- _TASK DESCRIPTION_: From the records below, print only the part that opens with the line containing "Write the matplotlib code for this chart." and closes with the line containing "import numpy as np"; omit the pictures.

··· GIVEN RECORDS ···

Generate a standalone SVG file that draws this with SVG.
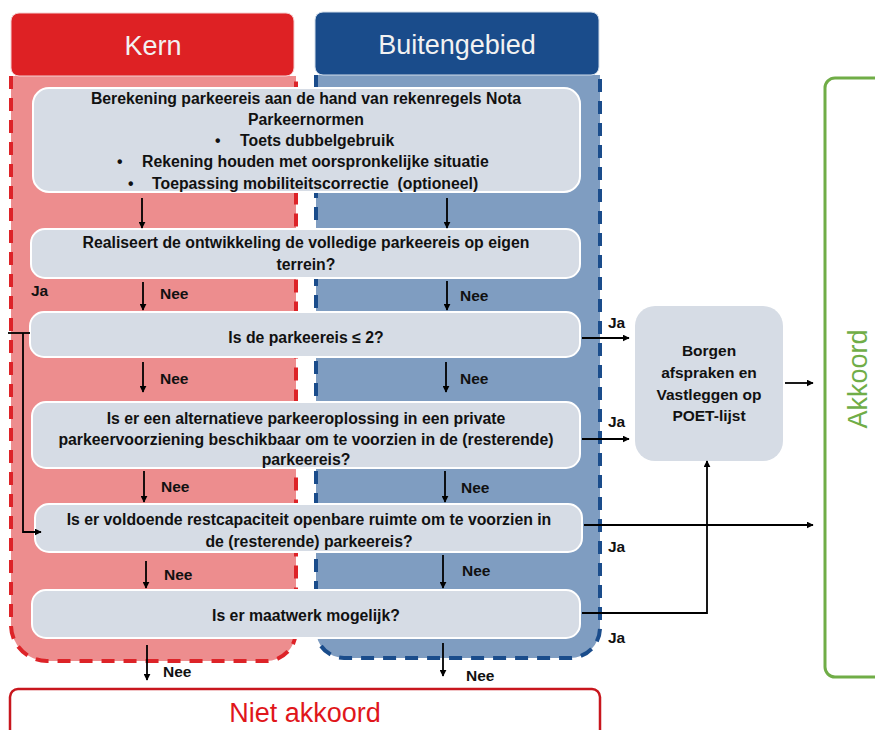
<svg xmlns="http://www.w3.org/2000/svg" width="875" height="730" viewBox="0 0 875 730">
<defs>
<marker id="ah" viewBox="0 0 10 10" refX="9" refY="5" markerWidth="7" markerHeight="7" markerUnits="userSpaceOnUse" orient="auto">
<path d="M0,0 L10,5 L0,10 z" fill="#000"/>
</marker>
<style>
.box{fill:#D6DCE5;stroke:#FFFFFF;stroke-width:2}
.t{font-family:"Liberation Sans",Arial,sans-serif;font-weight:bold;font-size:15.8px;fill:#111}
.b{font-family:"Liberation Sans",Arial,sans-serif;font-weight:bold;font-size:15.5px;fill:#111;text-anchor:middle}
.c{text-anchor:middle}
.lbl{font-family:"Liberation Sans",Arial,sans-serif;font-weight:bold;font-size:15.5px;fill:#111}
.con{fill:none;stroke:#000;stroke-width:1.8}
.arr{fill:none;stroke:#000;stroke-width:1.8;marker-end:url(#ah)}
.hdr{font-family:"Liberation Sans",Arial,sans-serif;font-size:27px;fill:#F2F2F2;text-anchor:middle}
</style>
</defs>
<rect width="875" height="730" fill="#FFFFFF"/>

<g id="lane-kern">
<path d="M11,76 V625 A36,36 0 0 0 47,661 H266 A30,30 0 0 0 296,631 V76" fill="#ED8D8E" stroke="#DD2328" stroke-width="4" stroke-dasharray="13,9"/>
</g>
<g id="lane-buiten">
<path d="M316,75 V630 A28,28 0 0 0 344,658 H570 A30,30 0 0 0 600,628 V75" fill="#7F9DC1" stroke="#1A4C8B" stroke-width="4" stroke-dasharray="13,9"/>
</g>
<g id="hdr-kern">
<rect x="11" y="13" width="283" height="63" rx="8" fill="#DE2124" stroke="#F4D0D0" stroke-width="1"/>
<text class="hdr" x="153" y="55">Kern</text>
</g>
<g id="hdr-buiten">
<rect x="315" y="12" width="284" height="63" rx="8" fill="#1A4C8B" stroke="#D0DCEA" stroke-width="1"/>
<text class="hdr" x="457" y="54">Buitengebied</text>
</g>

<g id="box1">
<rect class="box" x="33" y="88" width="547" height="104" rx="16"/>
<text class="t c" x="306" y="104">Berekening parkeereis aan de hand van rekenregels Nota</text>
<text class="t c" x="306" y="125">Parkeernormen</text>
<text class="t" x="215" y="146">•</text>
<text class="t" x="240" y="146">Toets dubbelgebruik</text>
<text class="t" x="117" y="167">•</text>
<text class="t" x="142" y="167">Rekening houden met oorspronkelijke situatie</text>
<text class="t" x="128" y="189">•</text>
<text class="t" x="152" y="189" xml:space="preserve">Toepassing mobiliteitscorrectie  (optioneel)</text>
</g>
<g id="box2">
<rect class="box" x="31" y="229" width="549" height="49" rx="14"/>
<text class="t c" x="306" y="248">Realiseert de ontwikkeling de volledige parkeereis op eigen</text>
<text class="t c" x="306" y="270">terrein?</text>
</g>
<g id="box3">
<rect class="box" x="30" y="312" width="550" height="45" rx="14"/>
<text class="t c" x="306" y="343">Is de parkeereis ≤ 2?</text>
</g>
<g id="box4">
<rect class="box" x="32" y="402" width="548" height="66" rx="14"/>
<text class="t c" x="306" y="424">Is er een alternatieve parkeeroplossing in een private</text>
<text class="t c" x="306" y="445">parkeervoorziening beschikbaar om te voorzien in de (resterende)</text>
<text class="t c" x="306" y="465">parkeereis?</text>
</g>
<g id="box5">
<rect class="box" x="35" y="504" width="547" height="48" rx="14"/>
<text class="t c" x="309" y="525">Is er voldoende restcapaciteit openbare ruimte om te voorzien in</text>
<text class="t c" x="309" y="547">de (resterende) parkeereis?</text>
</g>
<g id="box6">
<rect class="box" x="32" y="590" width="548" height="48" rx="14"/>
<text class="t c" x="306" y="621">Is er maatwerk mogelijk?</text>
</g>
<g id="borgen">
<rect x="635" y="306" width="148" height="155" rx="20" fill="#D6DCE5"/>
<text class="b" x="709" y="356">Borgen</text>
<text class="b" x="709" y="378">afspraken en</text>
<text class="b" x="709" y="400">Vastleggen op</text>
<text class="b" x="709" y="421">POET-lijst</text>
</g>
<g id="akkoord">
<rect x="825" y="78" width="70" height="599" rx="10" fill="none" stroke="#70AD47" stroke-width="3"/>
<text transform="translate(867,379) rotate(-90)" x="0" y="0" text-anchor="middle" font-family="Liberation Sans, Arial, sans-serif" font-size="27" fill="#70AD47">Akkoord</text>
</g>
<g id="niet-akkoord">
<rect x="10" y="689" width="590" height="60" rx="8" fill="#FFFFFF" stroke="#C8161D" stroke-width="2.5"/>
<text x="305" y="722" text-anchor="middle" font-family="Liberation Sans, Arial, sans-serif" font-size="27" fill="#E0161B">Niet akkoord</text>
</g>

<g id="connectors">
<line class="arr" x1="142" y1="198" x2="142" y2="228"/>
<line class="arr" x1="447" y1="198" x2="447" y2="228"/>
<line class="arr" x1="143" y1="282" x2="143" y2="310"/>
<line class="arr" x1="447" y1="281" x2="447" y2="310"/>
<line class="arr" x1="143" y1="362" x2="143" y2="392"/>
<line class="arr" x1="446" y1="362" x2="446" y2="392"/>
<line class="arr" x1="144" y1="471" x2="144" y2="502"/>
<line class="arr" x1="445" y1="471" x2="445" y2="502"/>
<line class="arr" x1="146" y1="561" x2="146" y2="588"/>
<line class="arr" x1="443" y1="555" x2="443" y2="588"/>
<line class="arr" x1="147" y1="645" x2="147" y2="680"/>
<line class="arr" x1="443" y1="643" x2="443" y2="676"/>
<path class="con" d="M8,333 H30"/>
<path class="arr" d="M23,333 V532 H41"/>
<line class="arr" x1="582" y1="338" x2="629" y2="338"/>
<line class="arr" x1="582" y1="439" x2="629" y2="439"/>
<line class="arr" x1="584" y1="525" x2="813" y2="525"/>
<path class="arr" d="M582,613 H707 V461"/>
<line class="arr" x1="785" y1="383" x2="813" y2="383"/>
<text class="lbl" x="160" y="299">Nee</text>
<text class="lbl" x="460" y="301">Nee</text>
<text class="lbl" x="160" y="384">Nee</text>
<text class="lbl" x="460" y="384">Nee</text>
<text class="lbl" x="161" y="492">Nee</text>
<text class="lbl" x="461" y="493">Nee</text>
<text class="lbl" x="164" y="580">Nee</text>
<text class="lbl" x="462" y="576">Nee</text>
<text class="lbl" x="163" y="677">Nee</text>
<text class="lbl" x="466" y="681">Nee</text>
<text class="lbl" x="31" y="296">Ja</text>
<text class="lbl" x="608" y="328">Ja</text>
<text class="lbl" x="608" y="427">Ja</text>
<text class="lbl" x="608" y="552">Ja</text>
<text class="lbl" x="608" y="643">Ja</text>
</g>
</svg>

···
··· GIVEN RECORDS ···

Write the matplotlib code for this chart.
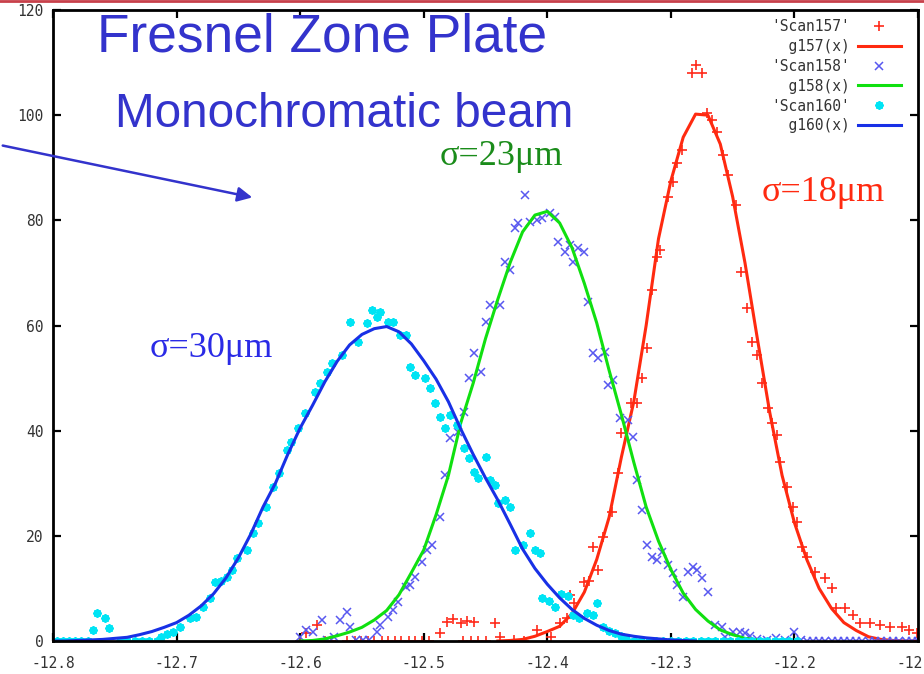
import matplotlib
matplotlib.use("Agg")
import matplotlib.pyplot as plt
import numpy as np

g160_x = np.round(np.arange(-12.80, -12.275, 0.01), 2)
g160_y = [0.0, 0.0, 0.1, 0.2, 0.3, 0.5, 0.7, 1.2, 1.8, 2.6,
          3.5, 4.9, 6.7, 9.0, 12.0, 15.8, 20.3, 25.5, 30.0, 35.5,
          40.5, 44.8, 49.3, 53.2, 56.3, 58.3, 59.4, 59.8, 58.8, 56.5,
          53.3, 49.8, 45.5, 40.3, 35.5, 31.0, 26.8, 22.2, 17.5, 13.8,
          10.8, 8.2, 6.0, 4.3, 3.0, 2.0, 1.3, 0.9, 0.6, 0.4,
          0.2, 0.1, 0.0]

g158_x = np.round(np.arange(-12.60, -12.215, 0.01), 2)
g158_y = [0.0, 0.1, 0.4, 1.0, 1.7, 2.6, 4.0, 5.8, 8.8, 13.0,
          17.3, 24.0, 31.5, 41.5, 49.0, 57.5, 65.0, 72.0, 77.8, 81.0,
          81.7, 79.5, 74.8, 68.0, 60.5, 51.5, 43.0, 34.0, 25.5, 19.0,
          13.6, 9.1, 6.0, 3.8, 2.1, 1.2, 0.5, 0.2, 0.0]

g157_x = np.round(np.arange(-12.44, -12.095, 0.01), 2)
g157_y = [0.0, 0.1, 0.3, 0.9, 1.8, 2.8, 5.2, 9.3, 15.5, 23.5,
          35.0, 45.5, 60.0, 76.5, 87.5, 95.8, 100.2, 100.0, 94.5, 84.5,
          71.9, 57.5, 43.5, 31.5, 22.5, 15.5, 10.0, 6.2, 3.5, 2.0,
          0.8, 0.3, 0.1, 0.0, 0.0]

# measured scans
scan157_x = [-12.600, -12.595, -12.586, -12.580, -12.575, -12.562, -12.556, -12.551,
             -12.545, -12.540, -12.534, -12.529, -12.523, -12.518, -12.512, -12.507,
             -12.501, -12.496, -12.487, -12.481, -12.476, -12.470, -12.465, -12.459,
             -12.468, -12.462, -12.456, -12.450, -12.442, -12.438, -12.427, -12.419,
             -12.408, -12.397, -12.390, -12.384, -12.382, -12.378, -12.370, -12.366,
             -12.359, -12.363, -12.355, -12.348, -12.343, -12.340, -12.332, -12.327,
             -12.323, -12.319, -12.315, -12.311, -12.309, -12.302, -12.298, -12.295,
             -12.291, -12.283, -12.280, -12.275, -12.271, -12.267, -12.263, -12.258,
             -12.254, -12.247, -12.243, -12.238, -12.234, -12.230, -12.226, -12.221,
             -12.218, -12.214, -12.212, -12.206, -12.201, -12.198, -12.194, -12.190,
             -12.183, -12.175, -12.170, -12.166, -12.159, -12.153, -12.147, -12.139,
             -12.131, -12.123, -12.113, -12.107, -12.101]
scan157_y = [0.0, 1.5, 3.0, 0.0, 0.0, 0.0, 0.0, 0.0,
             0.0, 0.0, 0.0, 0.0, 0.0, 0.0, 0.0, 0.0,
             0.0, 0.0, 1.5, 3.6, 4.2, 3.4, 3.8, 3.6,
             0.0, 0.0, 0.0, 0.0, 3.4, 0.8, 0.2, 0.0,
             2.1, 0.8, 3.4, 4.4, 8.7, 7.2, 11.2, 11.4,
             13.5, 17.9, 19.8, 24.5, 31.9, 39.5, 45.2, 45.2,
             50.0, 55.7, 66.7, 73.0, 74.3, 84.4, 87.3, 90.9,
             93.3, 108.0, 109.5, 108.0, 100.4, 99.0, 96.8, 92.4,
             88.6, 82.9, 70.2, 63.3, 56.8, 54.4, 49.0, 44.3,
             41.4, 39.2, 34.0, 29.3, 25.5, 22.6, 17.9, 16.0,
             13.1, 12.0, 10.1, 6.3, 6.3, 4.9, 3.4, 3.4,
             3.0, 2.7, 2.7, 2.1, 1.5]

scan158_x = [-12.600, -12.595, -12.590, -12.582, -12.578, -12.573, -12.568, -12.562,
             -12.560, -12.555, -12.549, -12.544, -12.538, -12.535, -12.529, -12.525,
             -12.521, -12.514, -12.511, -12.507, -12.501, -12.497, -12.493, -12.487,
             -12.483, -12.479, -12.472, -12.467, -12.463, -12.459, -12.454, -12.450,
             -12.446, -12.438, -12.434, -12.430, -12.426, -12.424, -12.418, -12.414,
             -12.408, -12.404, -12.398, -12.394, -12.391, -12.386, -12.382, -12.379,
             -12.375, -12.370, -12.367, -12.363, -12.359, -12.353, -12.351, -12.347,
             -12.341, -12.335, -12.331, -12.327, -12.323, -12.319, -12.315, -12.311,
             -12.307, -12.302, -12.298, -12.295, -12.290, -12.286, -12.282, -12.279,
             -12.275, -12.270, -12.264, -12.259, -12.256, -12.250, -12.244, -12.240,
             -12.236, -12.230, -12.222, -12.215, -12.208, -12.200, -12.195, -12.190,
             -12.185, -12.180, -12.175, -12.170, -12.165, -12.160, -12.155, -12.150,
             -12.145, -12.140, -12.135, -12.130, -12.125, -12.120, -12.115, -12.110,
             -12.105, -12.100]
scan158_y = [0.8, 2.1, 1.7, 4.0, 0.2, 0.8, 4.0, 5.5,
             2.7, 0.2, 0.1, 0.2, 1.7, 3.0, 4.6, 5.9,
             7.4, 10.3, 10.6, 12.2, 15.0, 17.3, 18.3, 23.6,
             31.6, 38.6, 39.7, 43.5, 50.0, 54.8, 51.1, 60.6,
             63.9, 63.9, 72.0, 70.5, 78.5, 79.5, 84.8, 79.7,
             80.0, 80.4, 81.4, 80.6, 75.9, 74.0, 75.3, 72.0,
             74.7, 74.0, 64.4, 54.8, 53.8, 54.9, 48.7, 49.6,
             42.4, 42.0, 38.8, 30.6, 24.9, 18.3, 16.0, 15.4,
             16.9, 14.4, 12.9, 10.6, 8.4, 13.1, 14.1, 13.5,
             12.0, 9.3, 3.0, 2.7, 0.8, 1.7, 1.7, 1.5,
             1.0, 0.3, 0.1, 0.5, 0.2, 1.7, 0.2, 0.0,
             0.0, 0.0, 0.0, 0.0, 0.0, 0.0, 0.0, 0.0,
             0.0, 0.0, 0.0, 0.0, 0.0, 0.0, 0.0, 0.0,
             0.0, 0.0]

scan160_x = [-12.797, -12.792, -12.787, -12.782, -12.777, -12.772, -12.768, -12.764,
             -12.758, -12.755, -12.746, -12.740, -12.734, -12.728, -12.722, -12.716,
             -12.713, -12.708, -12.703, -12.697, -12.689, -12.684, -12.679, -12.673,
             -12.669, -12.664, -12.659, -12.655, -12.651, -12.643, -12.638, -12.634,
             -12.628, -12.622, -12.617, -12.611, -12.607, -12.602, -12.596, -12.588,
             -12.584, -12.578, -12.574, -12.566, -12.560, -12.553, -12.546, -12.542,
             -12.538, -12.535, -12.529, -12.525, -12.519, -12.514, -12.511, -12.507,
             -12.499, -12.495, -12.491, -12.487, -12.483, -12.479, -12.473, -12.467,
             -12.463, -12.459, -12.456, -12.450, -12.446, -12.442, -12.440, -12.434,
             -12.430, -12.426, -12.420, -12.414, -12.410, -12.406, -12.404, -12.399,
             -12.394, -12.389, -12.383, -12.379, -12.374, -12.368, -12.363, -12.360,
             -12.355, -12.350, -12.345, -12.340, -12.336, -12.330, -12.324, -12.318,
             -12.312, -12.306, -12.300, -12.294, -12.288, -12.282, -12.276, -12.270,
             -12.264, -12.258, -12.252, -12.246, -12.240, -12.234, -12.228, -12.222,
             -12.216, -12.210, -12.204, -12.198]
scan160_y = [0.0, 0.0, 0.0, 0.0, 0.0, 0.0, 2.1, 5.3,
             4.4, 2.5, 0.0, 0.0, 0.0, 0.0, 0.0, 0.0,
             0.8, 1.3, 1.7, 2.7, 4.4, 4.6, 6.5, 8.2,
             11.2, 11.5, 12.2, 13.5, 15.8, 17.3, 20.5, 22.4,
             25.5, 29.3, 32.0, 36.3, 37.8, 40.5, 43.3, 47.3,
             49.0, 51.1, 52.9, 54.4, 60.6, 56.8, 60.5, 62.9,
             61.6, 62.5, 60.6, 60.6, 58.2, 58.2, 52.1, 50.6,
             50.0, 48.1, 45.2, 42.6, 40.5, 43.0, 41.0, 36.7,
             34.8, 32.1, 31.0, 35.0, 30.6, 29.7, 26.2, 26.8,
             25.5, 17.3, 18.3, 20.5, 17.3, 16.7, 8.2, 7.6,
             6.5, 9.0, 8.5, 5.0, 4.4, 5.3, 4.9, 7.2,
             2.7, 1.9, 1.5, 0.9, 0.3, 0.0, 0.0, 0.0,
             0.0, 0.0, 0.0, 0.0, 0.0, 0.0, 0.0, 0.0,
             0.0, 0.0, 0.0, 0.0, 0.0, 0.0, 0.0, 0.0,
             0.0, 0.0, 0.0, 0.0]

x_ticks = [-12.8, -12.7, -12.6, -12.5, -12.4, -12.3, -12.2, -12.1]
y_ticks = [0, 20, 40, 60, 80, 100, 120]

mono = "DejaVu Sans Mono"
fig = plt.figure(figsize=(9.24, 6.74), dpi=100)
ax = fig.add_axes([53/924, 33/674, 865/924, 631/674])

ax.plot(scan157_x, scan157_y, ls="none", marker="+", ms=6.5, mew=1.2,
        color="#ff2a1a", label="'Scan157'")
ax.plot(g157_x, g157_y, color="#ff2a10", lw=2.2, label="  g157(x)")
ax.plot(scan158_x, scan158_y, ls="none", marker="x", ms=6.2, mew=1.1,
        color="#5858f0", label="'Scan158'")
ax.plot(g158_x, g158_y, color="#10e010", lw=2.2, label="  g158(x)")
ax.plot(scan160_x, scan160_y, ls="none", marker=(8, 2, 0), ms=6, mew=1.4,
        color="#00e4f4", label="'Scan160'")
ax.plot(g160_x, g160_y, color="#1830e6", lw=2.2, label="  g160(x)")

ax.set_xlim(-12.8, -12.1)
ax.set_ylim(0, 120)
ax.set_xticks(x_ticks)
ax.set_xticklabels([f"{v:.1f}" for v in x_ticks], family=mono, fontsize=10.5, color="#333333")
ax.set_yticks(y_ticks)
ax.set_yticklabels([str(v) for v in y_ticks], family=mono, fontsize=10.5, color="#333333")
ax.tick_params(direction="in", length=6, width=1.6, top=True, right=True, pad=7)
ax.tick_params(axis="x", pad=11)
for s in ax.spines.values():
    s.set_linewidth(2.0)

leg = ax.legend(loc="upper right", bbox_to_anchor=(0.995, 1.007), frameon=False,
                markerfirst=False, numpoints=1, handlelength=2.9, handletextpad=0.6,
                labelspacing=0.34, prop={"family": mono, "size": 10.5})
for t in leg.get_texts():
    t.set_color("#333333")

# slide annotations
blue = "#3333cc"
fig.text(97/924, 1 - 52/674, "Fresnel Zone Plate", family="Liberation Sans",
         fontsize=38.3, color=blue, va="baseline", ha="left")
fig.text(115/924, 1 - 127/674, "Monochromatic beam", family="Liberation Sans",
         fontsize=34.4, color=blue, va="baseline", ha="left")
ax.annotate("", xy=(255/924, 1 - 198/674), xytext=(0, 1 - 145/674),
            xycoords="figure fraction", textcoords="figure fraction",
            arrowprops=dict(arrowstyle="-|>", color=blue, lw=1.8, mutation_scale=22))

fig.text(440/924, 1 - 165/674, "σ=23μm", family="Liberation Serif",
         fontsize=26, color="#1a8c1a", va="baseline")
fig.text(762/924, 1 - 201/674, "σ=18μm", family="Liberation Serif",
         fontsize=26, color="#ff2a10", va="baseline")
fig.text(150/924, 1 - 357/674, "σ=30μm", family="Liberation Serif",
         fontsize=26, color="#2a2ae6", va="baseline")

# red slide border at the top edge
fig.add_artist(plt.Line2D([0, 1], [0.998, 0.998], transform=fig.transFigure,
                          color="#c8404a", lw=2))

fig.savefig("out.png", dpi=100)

···

- _EXPECTED OUTPUT_:
Write the matplotlib code for this chart.
import matplotlib
matplotlib.use("Agg")
import matplotlib.pyplot as plt
import numpy as np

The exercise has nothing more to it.